Under Massachusetts law, property to be attached remains unencumbered until service of the attachment is made. "The issuing of a writ does not create [the attachment]. Something more is necessary; and that... is the arresting of the debt in the hands of the trustee, which is effected by a service of the writ on him." Creed v. Gilman, 48 N.E. 778, 778 (Mass. 1897). See also M.G.L. ch. 246, § 20 (credits of the defendant are attached when trustee is summoned).
Until that happened, Dougherty's property interest in his account was not limited and he was free to withdraw the funds. So there is substantial doubt that his moving his money before the attachment can be seen as an "injury" to deBenedictis within the intended meaning of the statute. It was a setback, to be sure, but as a practical matter, she was no worse off than before; she just was not better off, as she hoped to be.
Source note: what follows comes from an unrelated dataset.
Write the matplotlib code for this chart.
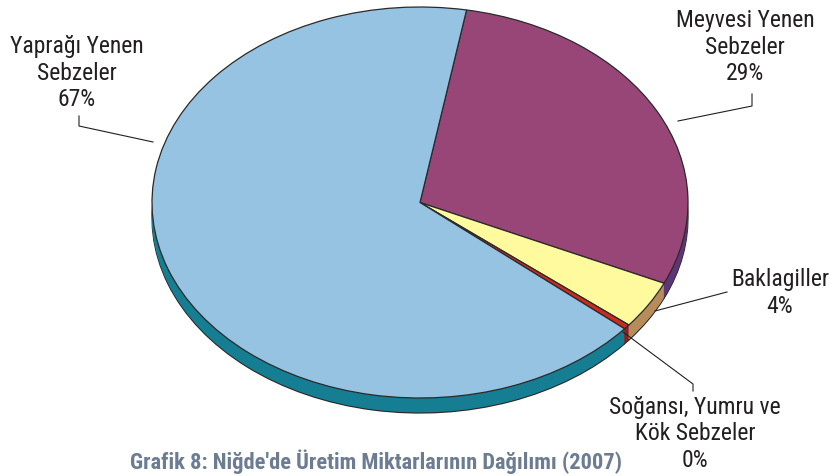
import matplotlib
matplotlib.use("Agg")
import matplotlib.pyplot as plt
from matplotlib.lines import Line2D
import numpy as np

plt.rcParams['font.family'] = ['Roboto Condensed', 'Liberation Sans', 'DejaVu Sans']

# veriler (dilimler saat yönünde, üstten başlayarak)
categories = ['Meyvesi Yenen\nSebzeler', 'Baklagiller', 'Soğansı, Yumru ve\nKök Sebzeler', 'Yaprağı Yenen\nSebzeler']
values = [29.0, 4.0, 0.4, 66.6]
pct_labels = ['29%', '4%', '0%', '67%']

top_colors = ['#974677', '#FFFA9E', '#CC2A1E', '#96C3E2']
side_colors = ['#5E3576', '#B68D5A', '#8E1F1F', '#157E93']

W, H = 830, 477
fig = plt.figure(figsize=(W / 100, H / 100), dpi=100)

def fx(x):
    return x / W

def fy(y):
    return 1 - y / H

# elips kutusu (üst yüz)
left, right, top, bottom = 152, 688, 8, 399
ax = fig.add_axes([fx(left), fy(bottom), (right - left) / W, (bottom - top) / H])
depth = 15 / ((bottom - top) / 2)
start = 80

# 3B yan yüz: aşağı kaydırılmış katmanlar
offsets = np.linspace(depth, 0.004, 18)
for i, k in enumerate(offsets):
    lw = 0.9 if i == 0 else 0
    ax.pie(values, colors=side_colors, startangle=start, counterclock=False,
           center=(0, -k), radius=1,
           wedgeprops=dict(edgecolor='#2a2a2a', linewidth=lw, clip_on=False))

# üst yüz
ax.pie(values, colors=top_colors, startangle=start, counterclock=False,
       center=(0, 0), radius=1,
       wedgeprops=dict(edgecolor='#2a2a2a', linewidth=0.9, clip_on=False))
ax.set_aspect('auto')
ax.set_xlim(-1, 1)
ax.set_ylim(-1, 1)
ax.axis('off')

# etiketler
label_pos = {
    0: (745, 47),
    1: (780, 293),
    2: (695, 434),
    3: (77, 73),
}
for i, (x, y) in label_pos.items():
    fig.text(fx(x), fy(y), categories[i] + '\n' + pct_labels[i], ha='center', va='center',
             fontsize=17, color='#231f20', linespacing=1.2)

# çizgiler
leaders = [
    [(752, 95), (752, 107), (678, 122)],
    [(727, 293), (655, 312)],
    [(623, 333), (693, 385), (693, 392)],
    [(79, 117), (79, 127), (153, 143)],
]
for pts in leaders:
    xs = [fx(p[0]) for p in pts]
    ys = [fy(p[1]) for p in pts]
    fig.add_artist(Line2D(xs, ys, color='#231f20', linewidth=0.8))

fig.text(fx(130), fy(462), "Grafik 8: Niğde'de Üretim Miktarlarının Dağılımı (2007)",
         ha='left', va='center', fontsize=16.2, fontweight='bold', color='#6B7C93')

fig.savefig('out.png', dpi=100)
Although she has argued that Dougherty's actions were a "conversion, " it is at least doubtful, if not conclusively incorrect, that an existing (as opposed to expected) property interest of hers was taken by him and converted to his own use. In any event, "not every tort judgment for conversion is exempt from discharge." A showing that the injury was "wilful and malicious" is still required. Geiger, 523 U.S. at 64.
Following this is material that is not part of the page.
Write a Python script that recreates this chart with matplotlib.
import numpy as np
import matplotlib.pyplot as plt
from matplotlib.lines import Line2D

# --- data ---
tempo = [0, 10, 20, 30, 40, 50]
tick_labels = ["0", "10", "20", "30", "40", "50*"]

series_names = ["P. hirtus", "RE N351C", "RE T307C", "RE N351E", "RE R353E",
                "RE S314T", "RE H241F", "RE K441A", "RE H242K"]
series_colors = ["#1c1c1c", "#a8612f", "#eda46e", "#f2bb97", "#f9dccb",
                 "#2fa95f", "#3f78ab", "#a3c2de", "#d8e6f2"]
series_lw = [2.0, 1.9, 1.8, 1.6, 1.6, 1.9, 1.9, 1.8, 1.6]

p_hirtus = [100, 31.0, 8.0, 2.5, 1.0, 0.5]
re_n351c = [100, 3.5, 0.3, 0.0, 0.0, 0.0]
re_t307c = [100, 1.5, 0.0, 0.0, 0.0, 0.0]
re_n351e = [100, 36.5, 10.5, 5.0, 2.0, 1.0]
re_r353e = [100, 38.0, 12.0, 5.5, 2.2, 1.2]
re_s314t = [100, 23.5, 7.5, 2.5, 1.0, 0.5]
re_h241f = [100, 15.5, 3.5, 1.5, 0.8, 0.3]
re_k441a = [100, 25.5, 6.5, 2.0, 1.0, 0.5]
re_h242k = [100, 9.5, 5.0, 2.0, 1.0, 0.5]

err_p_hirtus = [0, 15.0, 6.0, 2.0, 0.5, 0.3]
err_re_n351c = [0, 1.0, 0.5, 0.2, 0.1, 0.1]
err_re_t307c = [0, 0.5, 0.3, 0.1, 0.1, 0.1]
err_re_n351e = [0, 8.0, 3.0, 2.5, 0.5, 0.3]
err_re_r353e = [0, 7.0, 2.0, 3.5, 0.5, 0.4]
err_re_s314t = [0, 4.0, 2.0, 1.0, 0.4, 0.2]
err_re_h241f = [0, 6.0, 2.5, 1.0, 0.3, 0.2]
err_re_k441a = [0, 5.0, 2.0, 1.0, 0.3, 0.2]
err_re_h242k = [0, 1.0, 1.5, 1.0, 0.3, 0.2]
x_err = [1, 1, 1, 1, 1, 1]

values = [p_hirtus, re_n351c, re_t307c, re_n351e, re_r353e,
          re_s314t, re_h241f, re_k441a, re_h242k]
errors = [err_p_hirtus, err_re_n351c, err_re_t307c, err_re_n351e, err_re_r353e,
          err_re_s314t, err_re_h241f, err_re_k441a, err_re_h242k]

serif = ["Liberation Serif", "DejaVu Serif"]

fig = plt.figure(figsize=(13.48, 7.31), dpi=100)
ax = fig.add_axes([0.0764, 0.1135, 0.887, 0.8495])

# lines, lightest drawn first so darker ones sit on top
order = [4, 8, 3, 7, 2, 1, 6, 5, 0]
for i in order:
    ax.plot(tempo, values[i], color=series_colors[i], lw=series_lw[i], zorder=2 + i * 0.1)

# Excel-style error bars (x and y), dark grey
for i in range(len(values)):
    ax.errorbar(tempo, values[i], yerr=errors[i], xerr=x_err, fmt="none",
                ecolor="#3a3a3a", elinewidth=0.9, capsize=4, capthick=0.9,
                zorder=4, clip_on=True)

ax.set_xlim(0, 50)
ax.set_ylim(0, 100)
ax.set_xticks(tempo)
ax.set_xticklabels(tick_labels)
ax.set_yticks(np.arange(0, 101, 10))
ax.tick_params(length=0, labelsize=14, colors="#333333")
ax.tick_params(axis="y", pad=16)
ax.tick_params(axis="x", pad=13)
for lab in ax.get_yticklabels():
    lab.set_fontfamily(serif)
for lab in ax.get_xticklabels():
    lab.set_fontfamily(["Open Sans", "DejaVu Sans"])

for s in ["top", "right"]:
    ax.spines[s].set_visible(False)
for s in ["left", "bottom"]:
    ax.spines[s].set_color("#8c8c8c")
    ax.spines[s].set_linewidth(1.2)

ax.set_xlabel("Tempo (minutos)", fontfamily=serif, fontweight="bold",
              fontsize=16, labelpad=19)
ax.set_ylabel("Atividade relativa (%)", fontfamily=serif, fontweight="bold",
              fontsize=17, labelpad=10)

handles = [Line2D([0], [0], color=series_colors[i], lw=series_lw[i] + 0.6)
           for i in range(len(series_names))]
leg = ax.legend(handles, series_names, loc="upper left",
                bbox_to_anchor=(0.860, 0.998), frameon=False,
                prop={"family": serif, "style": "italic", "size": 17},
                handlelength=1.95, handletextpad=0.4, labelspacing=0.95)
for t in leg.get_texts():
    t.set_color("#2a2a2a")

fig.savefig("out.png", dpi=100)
It is therefore not necessary to resolve whether a qualifying "injury" occurred. It is clear that the bankruptcy judge reasonably concluded that even if the withdrawal was done with the intent to beat the attachment (a matter as to which the evidence was equivocal), that did not necessarily establish that it was done with the intent, required by the statute, specifically to injure deBenedictis without cause or justification. As the bankruptcy judge noted, the evidence supported a different understanding of Dougherty's motivations:
Upon learning of the Judgment, which he did not have the assets to satisfy, he took swift action to pool and disclose his assets to the Probate Court and to pay his new attorneys, some of whom were seeking a reduction of the Judgment. The Court finds that his actions were motivated more by his perceived need to quickly address the sizeable Judgment entered against him and to preserve his assets to satisfy it, rather than a desire to harm deBenedictis. This is less than a showing of egregious misconduct, and the Court cannot conclude from these facts that he intended to injure deBenedictis or that he had no justification or excuse for his actions.
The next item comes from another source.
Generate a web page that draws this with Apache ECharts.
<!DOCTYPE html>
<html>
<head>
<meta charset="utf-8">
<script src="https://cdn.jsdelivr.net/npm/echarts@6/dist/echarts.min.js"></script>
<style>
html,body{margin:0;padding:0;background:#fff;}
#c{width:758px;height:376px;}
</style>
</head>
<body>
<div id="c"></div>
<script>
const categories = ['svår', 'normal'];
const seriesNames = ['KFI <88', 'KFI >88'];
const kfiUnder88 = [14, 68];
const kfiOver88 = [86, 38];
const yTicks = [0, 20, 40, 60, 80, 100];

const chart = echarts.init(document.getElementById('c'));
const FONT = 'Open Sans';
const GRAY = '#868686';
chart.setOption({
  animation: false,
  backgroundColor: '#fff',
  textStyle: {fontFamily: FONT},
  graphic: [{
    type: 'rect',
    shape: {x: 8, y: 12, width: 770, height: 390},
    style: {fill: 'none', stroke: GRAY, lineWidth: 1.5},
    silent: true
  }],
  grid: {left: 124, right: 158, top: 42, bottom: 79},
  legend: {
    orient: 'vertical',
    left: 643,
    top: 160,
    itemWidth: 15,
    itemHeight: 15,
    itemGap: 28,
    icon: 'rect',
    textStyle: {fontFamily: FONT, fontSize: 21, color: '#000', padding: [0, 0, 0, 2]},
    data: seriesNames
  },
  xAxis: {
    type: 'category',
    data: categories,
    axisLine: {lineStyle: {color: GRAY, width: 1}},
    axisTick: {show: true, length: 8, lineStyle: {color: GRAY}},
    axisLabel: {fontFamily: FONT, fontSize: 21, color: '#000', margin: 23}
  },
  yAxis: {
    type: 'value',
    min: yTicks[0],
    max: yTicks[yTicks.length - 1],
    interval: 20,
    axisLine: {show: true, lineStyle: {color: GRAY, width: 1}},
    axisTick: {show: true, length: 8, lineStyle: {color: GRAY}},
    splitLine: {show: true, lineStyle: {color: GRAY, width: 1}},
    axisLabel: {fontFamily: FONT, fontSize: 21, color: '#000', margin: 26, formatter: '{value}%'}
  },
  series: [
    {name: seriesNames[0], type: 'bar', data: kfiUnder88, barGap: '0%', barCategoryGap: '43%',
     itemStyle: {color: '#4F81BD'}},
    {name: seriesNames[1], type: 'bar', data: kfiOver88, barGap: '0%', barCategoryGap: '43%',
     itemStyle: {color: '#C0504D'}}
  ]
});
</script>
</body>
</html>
In re Dougherty, 509 B.R. 757, 772 (Bankr. D. Mass. 2014). That is not the only interpretation that the evidence would bear, but it is a reasonable one. It is certainly not clearly erroneous on the evidence. DeBenedictis's argument that the evidence, fairly considered, supported only one conclusion and required a factual finding of a willful and malicious intent to injure is simply wrong. Where the evidence could reasonably support alternate inferences and conclusions, the appellate process generally defers to the judgment of the fact-finder, who had the benefit not only of a written record, but also her observation of the witnesses as they testified. To prevail on appeal, deBenedictis would have to have shown that no reasonable fact-finder could have failed to be persuaded to her argument. On the evidence in this case, that showing is not possible.
The judgment of the bankruptcy judge is AFFIRMED.